EXERCISE DETAILS: Return each line of the listing that contains the string "this".
****************************************
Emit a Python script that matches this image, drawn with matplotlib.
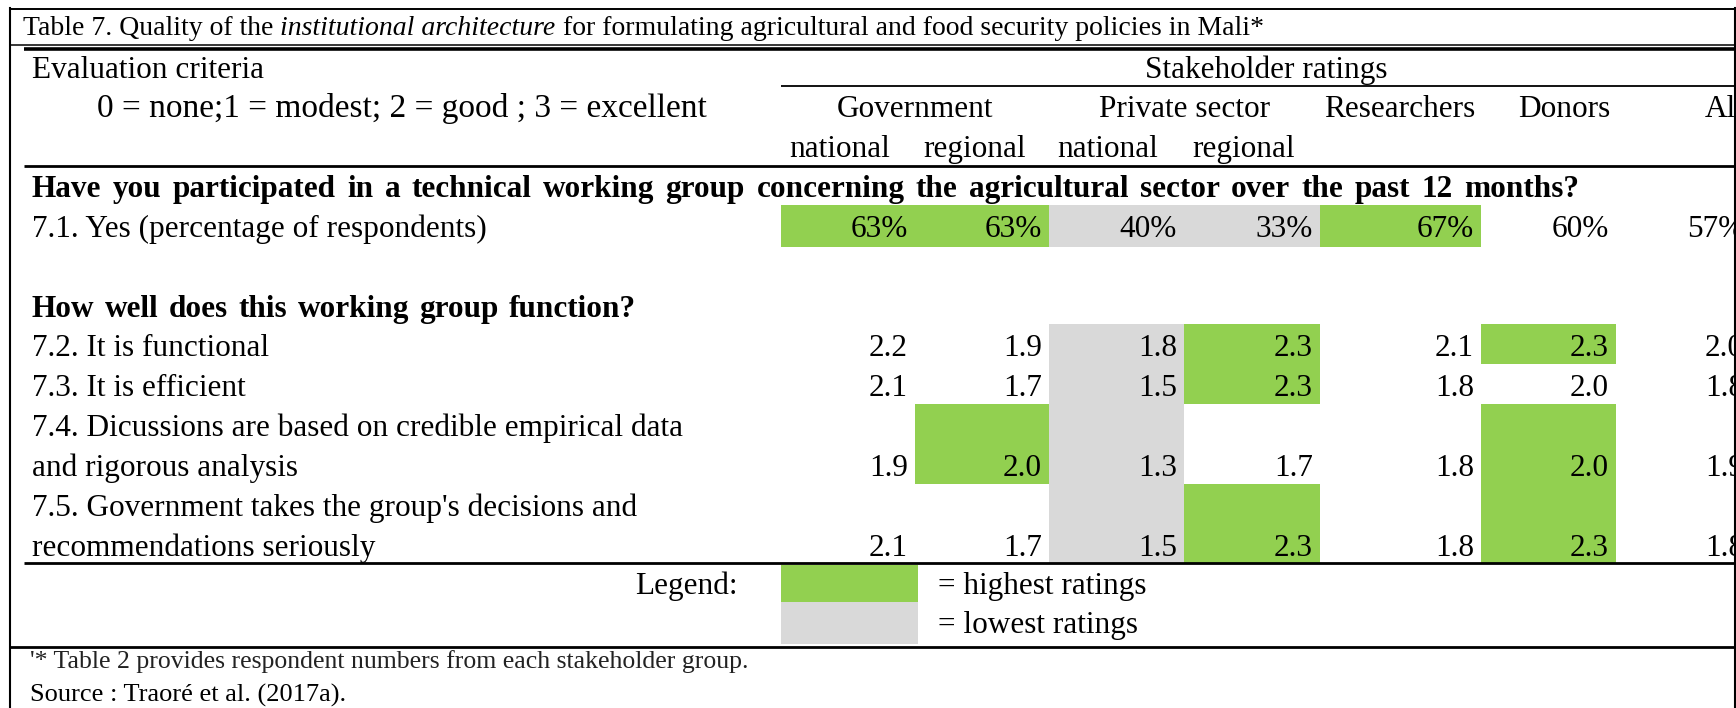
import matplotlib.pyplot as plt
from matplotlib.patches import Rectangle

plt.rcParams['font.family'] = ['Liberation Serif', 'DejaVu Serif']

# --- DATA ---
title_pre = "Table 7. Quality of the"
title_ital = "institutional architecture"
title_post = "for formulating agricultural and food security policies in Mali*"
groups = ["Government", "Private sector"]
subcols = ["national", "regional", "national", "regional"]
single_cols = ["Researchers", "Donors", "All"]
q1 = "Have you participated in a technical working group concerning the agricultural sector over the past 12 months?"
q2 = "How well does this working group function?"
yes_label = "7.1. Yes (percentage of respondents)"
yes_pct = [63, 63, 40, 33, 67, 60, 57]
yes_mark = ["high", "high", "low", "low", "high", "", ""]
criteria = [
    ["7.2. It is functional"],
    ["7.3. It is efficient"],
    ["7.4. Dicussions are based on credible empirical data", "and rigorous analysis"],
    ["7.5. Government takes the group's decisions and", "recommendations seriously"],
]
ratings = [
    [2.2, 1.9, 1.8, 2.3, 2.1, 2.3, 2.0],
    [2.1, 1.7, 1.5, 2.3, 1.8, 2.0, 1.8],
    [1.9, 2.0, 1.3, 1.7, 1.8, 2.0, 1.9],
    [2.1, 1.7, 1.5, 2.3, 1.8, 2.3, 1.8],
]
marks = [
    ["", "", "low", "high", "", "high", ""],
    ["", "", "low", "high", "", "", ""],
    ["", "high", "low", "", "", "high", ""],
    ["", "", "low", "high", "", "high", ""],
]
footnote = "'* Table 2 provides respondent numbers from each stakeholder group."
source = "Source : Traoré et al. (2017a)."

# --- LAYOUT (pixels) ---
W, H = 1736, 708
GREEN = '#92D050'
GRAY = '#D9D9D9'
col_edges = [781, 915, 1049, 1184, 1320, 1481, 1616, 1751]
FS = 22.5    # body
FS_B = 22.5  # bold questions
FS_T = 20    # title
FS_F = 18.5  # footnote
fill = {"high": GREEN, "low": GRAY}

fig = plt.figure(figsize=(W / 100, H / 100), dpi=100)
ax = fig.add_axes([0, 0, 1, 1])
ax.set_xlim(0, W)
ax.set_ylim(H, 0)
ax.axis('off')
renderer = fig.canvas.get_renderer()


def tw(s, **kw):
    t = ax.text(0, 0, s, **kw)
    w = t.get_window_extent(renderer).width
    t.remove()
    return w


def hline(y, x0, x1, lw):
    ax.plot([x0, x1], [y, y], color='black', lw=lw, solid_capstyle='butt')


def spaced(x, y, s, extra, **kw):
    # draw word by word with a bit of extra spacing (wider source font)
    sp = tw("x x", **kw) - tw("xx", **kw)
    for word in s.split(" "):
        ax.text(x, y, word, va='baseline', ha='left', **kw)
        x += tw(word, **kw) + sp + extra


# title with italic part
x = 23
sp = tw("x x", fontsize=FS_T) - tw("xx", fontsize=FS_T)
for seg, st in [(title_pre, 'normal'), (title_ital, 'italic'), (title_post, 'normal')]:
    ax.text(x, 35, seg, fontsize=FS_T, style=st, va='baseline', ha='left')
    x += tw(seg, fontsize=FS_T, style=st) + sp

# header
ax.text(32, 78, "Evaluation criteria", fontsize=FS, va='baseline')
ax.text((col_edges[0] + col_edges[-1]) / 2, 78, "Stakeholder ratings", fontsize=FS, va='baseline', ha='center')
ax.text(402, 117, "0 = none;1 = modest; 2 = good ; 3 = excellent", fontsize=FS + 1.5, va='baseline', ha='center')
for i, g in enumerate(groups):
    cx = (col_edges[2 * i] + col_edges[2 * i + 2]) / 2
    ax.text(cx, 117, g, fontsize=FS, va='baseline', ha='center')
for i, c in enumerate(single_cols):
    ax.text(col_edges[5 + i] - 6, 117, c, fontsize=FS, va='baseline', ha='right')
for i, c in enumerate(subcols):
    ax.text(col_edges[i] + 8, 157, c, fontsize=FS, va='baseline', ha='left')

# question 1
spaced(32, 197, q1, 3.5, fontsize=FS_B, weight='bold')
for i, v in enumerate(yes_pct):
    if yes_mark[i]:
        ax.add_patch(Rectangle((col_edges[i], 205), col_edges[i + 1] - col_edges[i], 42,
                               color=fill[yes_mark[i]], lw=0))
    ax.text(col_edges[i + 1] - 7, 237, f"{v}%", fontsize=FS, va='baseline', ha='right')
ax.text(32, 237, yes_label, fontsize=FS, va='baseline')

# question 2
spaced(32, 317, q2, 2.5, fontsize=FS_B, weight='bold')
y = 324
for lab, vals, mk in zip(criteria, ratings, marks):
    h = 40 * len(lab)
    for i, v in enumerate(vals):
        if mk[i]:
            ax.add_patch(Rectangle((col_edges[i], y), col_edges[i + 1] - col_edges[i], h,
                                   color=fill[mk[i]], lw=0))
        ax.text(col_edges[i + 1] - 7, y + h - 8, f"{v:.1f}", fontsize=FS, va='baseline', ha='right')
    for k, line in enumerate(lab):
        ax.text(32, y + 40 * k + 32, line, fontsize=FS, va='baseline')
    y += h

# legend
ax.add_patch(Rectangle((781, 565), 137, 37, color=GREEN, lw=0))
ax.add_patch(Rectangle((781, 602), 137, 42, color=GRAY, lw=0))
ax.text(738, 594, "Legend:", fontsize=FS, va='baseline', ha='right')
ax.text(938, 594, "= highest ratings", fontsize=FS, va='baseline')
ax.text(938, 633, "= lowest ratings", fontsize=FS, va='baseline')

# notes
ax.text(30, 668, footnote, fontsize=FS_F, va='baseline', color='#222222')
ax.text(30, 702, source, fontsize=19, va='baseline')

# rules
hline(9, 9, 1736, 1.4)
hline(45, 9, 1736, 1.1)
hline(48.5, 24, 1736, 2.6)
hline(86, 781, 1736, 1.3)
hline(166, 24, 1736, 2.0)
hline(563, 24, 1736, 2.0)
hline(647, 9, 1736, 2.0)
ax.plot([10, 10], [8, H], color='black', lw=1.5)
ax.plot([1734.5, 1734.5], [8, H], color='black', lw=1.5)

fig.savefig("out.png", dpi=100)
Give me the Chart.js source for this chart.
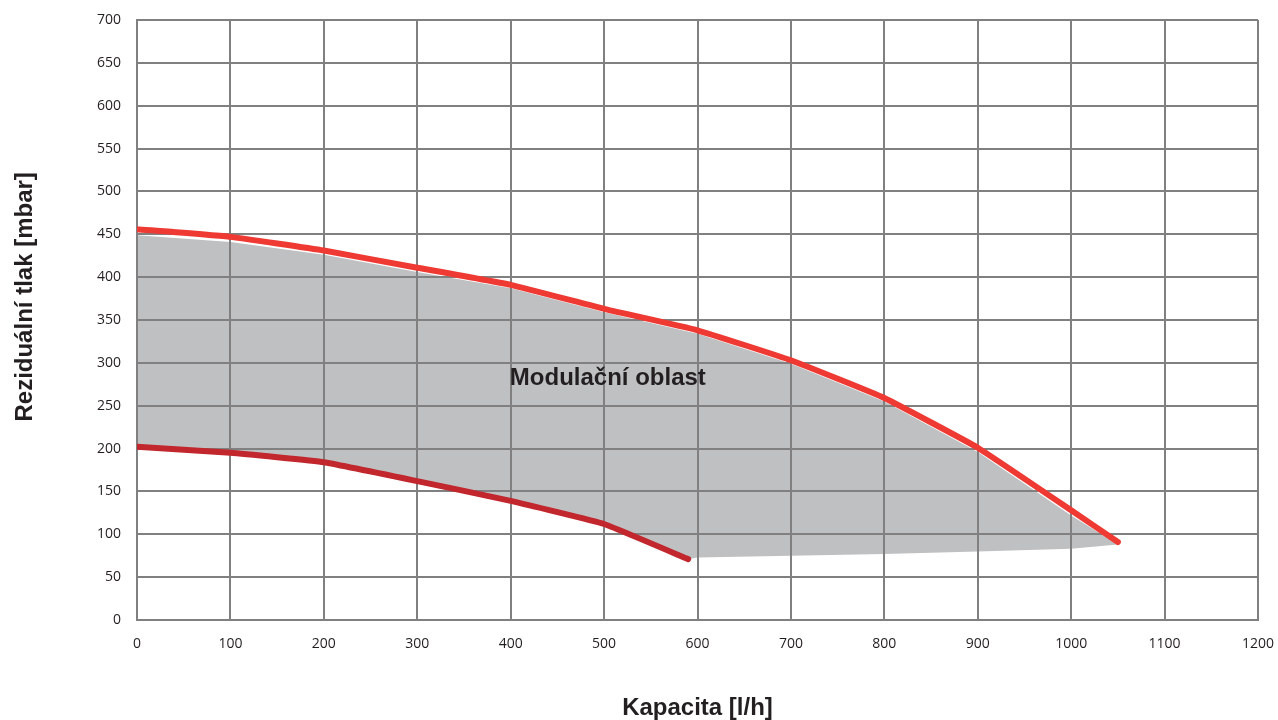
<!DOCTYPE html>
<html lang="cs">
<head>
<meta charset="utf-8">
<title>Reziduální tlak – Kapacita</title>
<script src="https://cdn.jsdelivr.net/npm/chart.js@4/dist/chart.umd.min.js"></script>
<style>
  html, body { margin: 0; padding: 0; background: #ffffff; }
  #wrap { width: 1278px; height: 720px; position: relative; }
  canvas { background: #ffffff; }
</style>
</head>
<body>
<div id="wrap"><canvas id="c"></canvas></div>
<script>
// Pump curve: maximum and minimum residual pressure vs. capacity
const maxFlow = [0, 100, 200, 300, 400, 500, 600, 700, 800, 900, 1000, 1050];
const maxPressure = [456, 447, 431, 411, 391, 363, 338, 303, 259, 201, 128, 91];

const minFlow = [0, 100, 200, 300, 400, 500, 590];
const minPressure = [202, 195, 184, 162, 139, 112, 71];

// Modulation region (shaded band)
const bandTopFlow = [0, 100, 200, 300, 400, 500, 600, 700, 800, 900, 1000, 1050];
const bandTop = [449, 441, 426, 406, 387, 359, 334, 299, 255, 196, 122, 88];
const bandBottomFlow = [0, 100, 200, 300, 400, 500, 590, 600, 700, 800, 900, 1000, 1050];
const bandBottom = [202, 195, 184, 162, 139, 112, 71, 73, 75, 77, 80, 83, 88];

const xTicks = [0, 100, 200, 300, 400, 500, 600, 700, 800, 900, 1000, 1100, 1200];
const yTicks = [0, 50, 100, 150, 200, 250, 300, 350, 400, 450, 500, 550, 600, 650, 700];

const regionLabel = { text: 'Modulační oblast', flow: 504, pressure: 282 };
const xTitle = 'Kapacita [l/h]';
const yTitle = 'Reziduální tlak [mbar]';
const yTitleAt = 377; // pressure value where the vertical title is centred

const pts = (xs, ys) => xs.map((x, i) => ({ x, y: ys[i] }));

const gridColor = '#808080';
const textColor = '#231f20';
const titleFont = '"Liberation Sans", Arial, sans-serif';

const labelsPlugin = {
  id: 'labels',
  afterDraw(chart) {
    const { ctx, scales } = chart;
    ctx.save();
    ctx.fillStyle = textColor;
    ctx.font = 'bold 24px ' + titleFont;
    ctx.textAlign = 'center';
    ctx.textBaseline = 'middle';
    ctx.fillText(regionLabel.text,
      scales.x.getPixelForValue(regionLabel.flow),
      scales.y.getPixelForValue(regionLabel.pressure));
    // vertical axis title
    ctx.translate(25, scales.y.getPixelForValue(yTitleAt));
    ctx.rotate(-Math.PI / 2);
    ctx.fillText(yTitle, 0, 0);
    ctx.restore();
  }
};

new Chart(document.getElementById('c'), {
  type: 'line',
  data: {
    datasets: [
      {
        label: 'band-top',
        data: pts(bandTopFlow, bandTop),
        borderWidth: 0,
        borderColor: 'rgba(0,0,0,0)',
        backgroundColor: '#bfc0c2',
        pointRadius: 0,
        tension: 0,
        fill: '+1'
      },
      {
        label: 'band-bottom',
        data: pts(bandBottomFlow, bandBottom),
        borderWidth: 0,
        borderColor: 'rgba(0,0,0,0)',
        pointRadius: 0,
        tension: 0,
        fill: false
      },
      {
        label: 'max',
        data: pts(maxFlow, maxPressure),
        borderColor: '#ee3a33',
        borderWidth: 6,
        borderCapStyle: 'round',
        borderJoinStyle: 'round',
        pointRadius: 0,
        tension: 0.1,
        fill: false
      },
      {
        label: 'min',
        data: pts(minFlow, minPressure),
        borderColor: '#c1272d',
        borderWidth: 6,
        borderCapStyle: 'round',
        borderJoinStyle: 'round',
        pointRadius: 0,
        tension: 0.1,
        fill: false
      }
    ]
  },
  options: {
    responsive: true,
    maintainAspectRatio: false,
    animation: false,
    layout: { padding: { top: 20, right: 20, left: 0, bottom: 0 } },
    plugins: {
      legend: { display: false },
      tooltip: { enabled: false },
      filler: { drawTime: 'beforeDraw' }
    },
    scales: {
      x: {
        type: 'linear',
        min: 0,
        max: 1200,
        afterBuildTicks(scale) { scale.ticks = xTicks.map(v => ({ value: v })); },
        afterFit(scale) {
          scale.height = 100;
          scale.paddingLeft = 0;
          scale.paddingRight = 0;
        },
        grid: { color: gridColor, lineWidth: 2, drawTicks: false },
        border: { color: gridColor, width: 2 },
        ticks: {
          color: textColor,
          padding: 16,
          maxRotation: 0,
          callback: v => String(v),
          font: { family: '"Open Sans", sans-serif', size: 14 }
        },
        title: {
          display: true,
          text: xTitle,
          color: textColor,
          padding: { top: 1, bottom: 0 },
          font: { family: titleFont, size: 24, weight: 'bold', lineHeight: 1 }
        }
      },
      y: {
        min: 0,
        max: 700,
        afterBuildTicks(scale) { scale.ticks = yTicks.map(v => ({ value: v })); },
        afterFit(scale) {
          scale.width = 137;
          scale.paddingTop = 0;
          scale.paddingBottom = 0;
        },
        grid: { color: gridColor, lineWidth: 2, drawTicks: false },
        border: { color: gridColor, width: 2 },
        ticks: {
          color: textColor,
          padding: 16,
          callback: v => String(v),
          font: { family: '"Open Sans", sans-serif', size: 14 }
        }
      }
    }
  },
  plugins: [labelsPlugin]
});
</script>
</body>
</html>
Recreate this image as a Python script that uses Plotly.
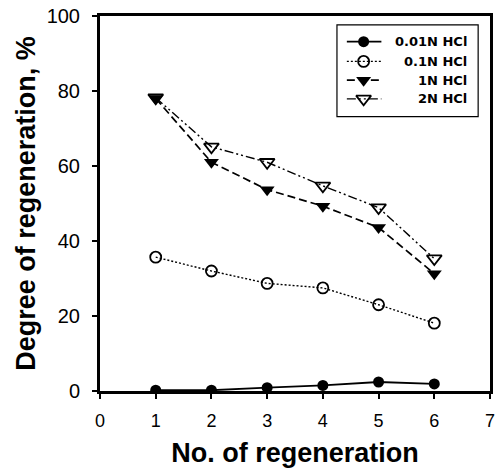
****************************************
THE COMPLETED TASK:
Emit a Python script that matches this image, drawn with matplotlib.
q2 = "How well does this working group function?"
Give me the Chart.js source for this chart.
Recreate this image as a Python script that uses Plotly.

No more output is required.